The Tea Party deficit plan: 4 predictions
House Republicans are voting on a Tea Party–backed plan to slash spending, balance the budget, and raise the debt ceiling. What happens next?
With White House negotiations on hiatus, Republicans in Congress are pushing their own plan to raise the debt ceiling: "Cut, Cap, and Balance." Under the plan, which is moving directly from the conservative Republican Study Committee to the House floor, the debt ceiling could be raised only if both houses of Congress agree to $5.8 trillion in unspecified cuts over 10 years. The plan also pushes for a balanced-budget amendment to the Constitution that would limit spending in a way that would make it all but impossible to raise taxes. President Obama said he will veto the bill in the unlikely event it passes the House and Senate. Where does that leave us?
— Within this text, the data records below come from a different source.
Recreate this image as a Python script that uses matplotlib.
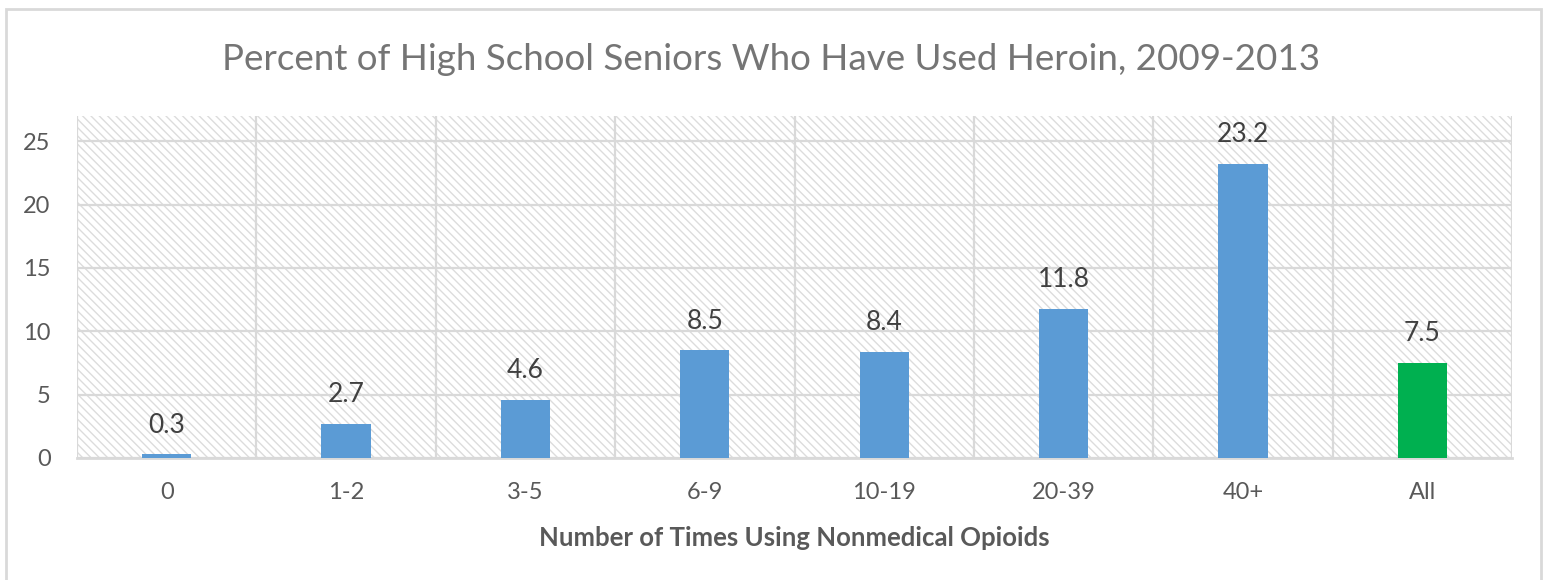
import matplotlib
matplotlib.use("Agg")
import matplotlib.pyplot as plt
from matplotlib.patches import Rectangle
import numpy as np

plt.rcParams['font.family'] = ['Lato', 'DejaVu Sans']
plt.rcParams['hatch.linewidth'] = 1.0
plt.rcParams['hatch.color'] = '#dcdcdc'

categories = ["0", "1-2", "3-5", "6-9", "10-19", "20-39", "40+", "All"]
values = [0.3, 2.7, 4.6, 8.5, 8.4, 11.8, 23.2, 7.5]
bar_colors = ["#5b9bd5"] * 7 + ["#00b050"]
yticks = [0, 5, 10, 15, 20, 25]

fig = plt.figure(figsize=(15.43, 5.8), dpi=100)
fig.patch.set_facecolor("white")

# outer chart border
fig.add_artist(Rectangle((6 / 1543, -0.01), 1535 / 1543, 1.01 - 9 / 580,
                         transform=fig.transFigure, fill=False,
                         edgecolor="#d9d9d9", linewidth=2))

ax = fig.add_axes([77 / 1543, 122 / 580, 1435 / 1543, 342 / 580])
x = np.arange(len(categories))
ax.set_xlim(-0.5, len(categories) - 0.5)
ax.set_ylim(0, 27)

# hatched plot area background
ax.add_patch(Rectangle((0, 0), 1, 1, transform=ax.transAxes, facecolor="white",
                       edgecolor="#dcdcdc", hatch="\\\\\\\\", linewidth=0, zorder=0))

bars = ax.bar(x, values, width=0.275, color=bar_colors, zorder=3)
for xi, v in zip(x, values):
    ax.annotate(f"{v}", (xi, v), xytext=(0, 12), textcoords="offset points",
                ha="center", va="bottom", fontsize=19, color="#404040", zorder=4)

ax.set_yticks(yticks)
ax.set_xticks(x)
ax.set_xticklabels(categories)
ax.set_xticks(np.arange(-0.5, len(categories)), minor=True)
ax.grid(axis="y", which="major", color="#d9d9d9", linewidth=1.6, zorder=1)
ax.grid(axis="x", which="minor", color="#d9d9d9", linewidth=1.6, zorder=1)
ax.grid(axis="x", which="major", visible=False)
ax.set_axisbelow(True)

for s in ["top", "right", "left"]:
    ax.spines[s].set_visible(False)
ax.spines["bottom"].set_color("#d9d9d9")
ax.spines["bottom"].set_linewidth(2)

ax.tick_params(axis="both", which="both", length=0)
ax.tick_params(axis="y", labelsize=17, labelcolor="#595959", pad=19)
ax.tick_params(axis="x", labelsize=17, labelcolor="#595959", pad=17)

ax.set_xlabel("Number of Times Using Nonmedical Opioids", fontsize=18.5,
              fontweight="bold", color="#595959", labelpad=17)
fig.text(0.5, 1 - 60 / 580, "Percent of High School Seniors Who Have Used Heroin, 2009-2013",
         ha="center", va="center", fontsize=26.5, color="#757575")

fig.savefig("out.png", dpi=100)
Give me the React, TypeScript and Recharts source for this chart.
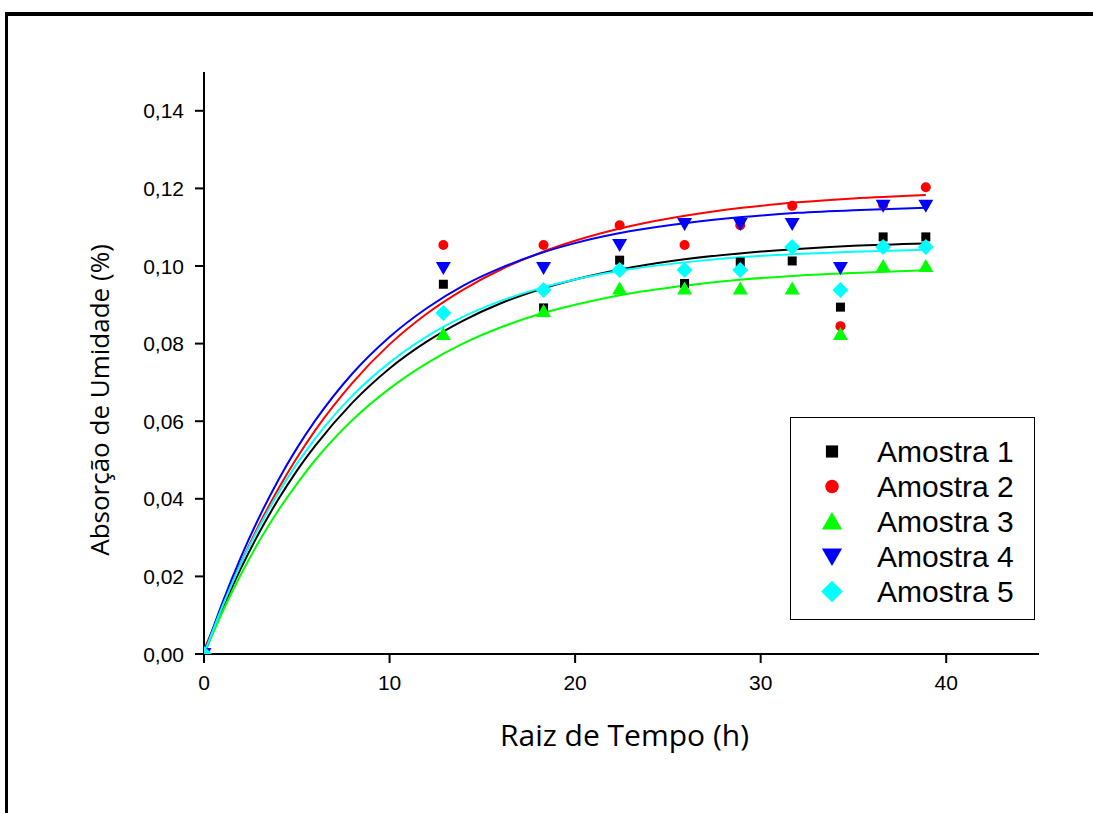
import React from 'react';
import { ComposedChart, Line, Scatter, XAxis, YAxis, Legend } from 'recharts';

// ---- data ----
const timeX = [0, 12.9, 18.3, 22.4, 25.9, 28.9, 31.7, 34.3, 36.6, 38.9];
const amostra1 = [0, 0.0953, 0.0892, 0.1015, 0.0955, 0.101, 0.1013, 0.0894, 0.1075, 0.1075];
const amostra2 = [0, 0.1054, 0.1054, 0.1105, 0.1054, 0.1105, 0.1155, 0.0845, 0.1157, 0.1203];
const amostra3 = [0, 0.0825, 0.0884, 0.0942, 0.0942, 0.0942, 0.0942, 0.0825, 0.1, 0.1];
const amostra4 = [0, 0.0995, 0.0995, 0.1054, 0.1108, 0.1108, 0.1108, 0.0995, 0.1155, 0.1155];
const amostra5 = [0, 0.0879, 0.0938, 0.099, 0.099, 0.099, 0.1049, 0.0938, 0.1049, 0.1049];

// fitted curves
const fitX = [0, 1, 2, 3, 4, 5, 6, 8, 10, 12, 14, 16, 18, 20, 23, 26, 29, 32, 35, 38.9];
const fit1 = [0, 0.0117, 0.0222, 0.0315, 0.0398, 0.0472, 0.0537, 0.0648, 0.0736, 0.0805, 0.086, 0.0904, 0.0938, 0.0965, 0.0996, 0.1018, 0.1033, 0.1044, 0.1052, 0.1058];
const fit2 = [0.001, 0.0124, 0.0236, 0.0336, 0.0425, 0.0505, 0.0577, 0.0699, 0.0798, 0.0877, 0.094, 0.0991, 0.1032, 0.1065, 0.1103, 0.113, 0.115, 0.1164, 0.1174, 0.1183];
const fit3 = [0, 0.0109, 0.0206, 0.0293, 0.037, 0.0438, 0.05, 0.0603, 0.0684, 0.0749, 0.0801, 0.0842, 0.0875, 0.09, 0.093, 0.095, 0.0965, 0.0975, 0.0982, 0.0989];
const fit4 = [0, 0.0133, 0.0251, 0.0355, 0.0448, 0.053, 0.0602, 0.0723, 0.0817, 0.0891, 0.095, 0.0995, 0.1031, 0.1059, 0.109, 0.1111, 0.1126, 0.1137, 0.1144, 0.115];
const fit5 = [0, 0.0124, 0.0234, 0.033, 0.0415, 0.049, 0.0556, 0.0666, 0.0751, 0.0818, 0.087, 0.091, 0.0941, 0.0965, 0.0992, 0.101, 0.1023, 0.1031, 0.1037, 0.1042];

const xMajorTicks = [0, 10, 20, 30, 40];
const xMinorTicks = [5, 15, 25, 35, 45];
const yMajorTicks = [0, 0.02, 0.04, 0.06, 0.08, 0.1, 0.12, 0.14];
const yMinorTicks = [0.01, 0.03, 0.05, 0.07, 0.09, 0.11, 0.13, 0.15];

const seriesNames = ['Amostra 1', 'Amostra 2', 'Amostra 3', 'Amostra 4', 'Amostra 5'];
const seriesColors = ['#000000', '#ff0000', '#00ff00', '#0000ff', '#00ffff'];
const seriesShapes = ['square', 'circle', 'triangleUp', 'triangleDown', 'diamond'];
const seriesValues = [amostra1, amostra2, amostra3, amostra4, amostra5];
const fitValues = [fit1, fit2, fit3, fit4, fit5];

const fitTable = fitX.map((x, i) => {
  const row: any = { x };
  fitValues.forEach((f, k) => { row['fit' + (k + 1)] = f[i]; });
  return row;
});

const scatterData = seriesValues.map((vals) => timeX.map((x, i) => ({ x, y: vals[i] })));

function markerEl(kind: string, cx: number, cy: number, color: string, s: number) {
  switch (kind) {
    case 'square':
      return <rect x={cx - 4.5 * s} y={cy - 4.5 * s} width={9 * s} height={9 * s} fill={color} />;
    case 'circle':
      return <circle cx={cx} cy={cy} r={5 * s} fill={color} />;
    case 'triangleUp':
      return <polygon points={`${cx},${cy - 7 * s} ${cx + 7.5 * s},${cy + 6 * s} ${cx - 7.5 * s},${cy + 6 * s}`} fill={color} />;
    case 'triangleDown':
      return <polygon points={`${cx},${cy + 7 * s} ${cx + 7.5 * s},${cy - 6 * s} ${cx - 7.5 * s},${cy - 6 * s}`} fill={color} />;
    default:
      return <polygon points={`${cx},${cy - 8 * s} ${cx + 8 * s},${cy} ${cx},${cy + 8 * s} ${cx - 8 * s},${cy}`} fill={color} />;
  }
}

const fmtY = (v: number) => v.toFixed(2).replace('.', ',');

const tickFamily = 'Liberation Sans, Arial, sans-serif';
const tickSizePx = 21;
const titleFont = 'Open Sans, DejaVu Sans, sans-serif';

const XTick = (p: any) => (
  <text x={p.x} y={p.y} dy="0.72em" textAnchor="middle" fontFamily={tickFamily} fontSize={tickSizePx} fill="#000">
    {p.payload.value}
  </text>
);

const YTick = (p: any) => (
  <text x={p.x} y={p.y} dy="0.36em" textAnchor="end" fontFamily={tickFamily} fontSize={tickSizePx} fill="#000">
    {fmtY(p.payload.value)}
  </text>
);

function LegendBox() {
  return (
    <div
      style={{
        width: 245,
        height: 203,
        border: '1.5px solid #000',
        background: '#fff',
        boxSizing: 'border-box',
        paddingTop: 16,
      }}
    >
      {seriesNames.map((n, i) => (
        <div key={n} style={{ display: 'flex', alignItems: 'center', height: 35 }}>
          <svg width={86} height={35} style={{ display: 'block' }}>
            {markerEl(seriesShapes[i], 41, 17.5, seriesColors[i], 1.35)}
          </svg>
          <span style={{ fontFamily: 'Liberation Sans, Arial, sans-serif', fontSize: 30, color: '#000', lineHeight: '35px' }}>{n}</span>
        </div>
      ))}
    </div>
  );
}

export default function App() {
  return (
    <div style={{ position: 'absolute', left: 0, top: 0, width: 1093, height: 813, background: '#fff', overflow: 'hidden' }}>
      <div
        style={{
          position: 'absolute',
          left: 5,
          top: 12,
          width: 1100,
          height: 820,
          borderTop: '4px solid #000',
          borderLeft: '3px solid #000',
        }}
      />
      <div style={{ position: 'absolute', left: 0, top: 0 }}>
        <ComposedChart width={1093} height={813} data={fitTable} margin={{ top: 72, right: 54, bottom: 99, left: 104 }}>
          <XAxis
            xAxisId="minor"
            type="number"
            dataKey="x"
            domain={[0, 45]}
            ticks={xMinorTicks}
            tick={false}
            axisLine={false}
            tickSize={5}
            tickLine={{ stroke: '#000', strokeWidth: 2 }}
            height={0}
            allowDataOverflow
          />
          <XAxis
            type="number"
            dataKey="x"
            domain={[0, 45]}
            ticks={xMajorTicks}
            tick={XTick}
            tickSize={9}
            tickMargin={12}
            axisLine={{ stroke: '#000', strokeWidth: 2 }}
            tickLine={{ stroke: '#000', strokeWidth: 2 }}
            height={60}
            allowDataOverflow
            label={{
              content: (p: any) => (
                <text
                  x={p.viewBox.x + p.viewBox.width / 2 + 3}
                  y={p.viewBox.y + 80}
                  textAnchor="middle"
                  dominantBaseline="central"
                  fontFamily={titleFont}
                  fontSize={30}
                  fill="#000"
                >
                  Raiz de Tempo (h)
                </text>
              ),
            }}
          />
          <YAxis
            yAxisId="minor"
            type="number"
            domain={[0, 0.15]}
            ticks={yMinorTicks}
            tick={false}
            axisLine={false}
            tickSize={5}
            tickLine={{ stroke: '#000', strokeWidth: 2 }}
            width={0}
            allowDataOverflow
          />
          <YAxis
            type="number"
            domain={[0, 0.15]}
            ticks={yMajorTicks}
            tick={YTick}
            tickSize={9}
            tickMargin={11}
            axisLine={{ stroke: '#000', strokeWidth: 2 }}
            tickLine={{ stroke: '#000', strokeWidth: 2 }}
            width={100}
            allowDataOverflow
            label={{
              content: (p: any) => {
                const cx = p.viewBox.x - 5;
                const cy = p.viewBox.y + p.viewBox.height / 2 + 37;
                return (
                  <text
                    x={cx}
                    y={cy}
                    textAnchor="middle"
                    dominantBaseline="central"
                    transform={`rotate(-90, ${cx}, ${cy})`}
                    fontFamily={titleFont}
                    fontSize={26}
                    fill="#000"
                  >
                    Absorção de Umidade (%)
                  </text>
                );
              },
            }}
          />
          {fitValues.map((_, k) => (
            <Line
              key={'fit' + k}
              dataKey={'fit' + (k + 1)}
              type="monotone"
              stroke={seriesColors[k]}
              strokeWidth={2}
              dot={false}
              activeDot={false}
              isAnimationActive={false}
              legendType="none"
            />
          ))}
          {scatterData.map((d, k) => (
            <Scatter
              key={'sc' + k}
              name={seriesNames[k]}
              data={d}
              dataKey="y"
              fill={seriesColors[k]}
              isAnimationActive={false}
              shape={(p: any) => markerEl(seriesShapes[k], p.cx, p.cy, seriesColors[k], 1)}
            />
          ))}
          <Legend
            layout="vertical"
            align="center"
            verticalAlign="middle"
            content={() => <LegendBox />}
            wrapperStyle={{ position: 'absolute', left: 790, top: 417, width: 245, height: 203 }}
          />
        </ComposedChart>
      </div>
    </div>
  );
}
Here, four predictions:
1. The vote will be a fig leaf for the GOP, and "a trap" for Democrats
House Republicans will pass their plan, and it will die in the Senate, but that's exactly what the GOP wants, says Brian Beutler at Talking Points Memo. Republican leaders would never let the party's "most radical fiscal policy" in years pass if they thought they had to live with the draconian budget-slashing. But forcing a vote on their "perfect alignment of popular sounding policies" will allow them to "sucker punch vulnerable Democrats" in 2012, and give Republicans political cover when they vote for a "more modest plan" later.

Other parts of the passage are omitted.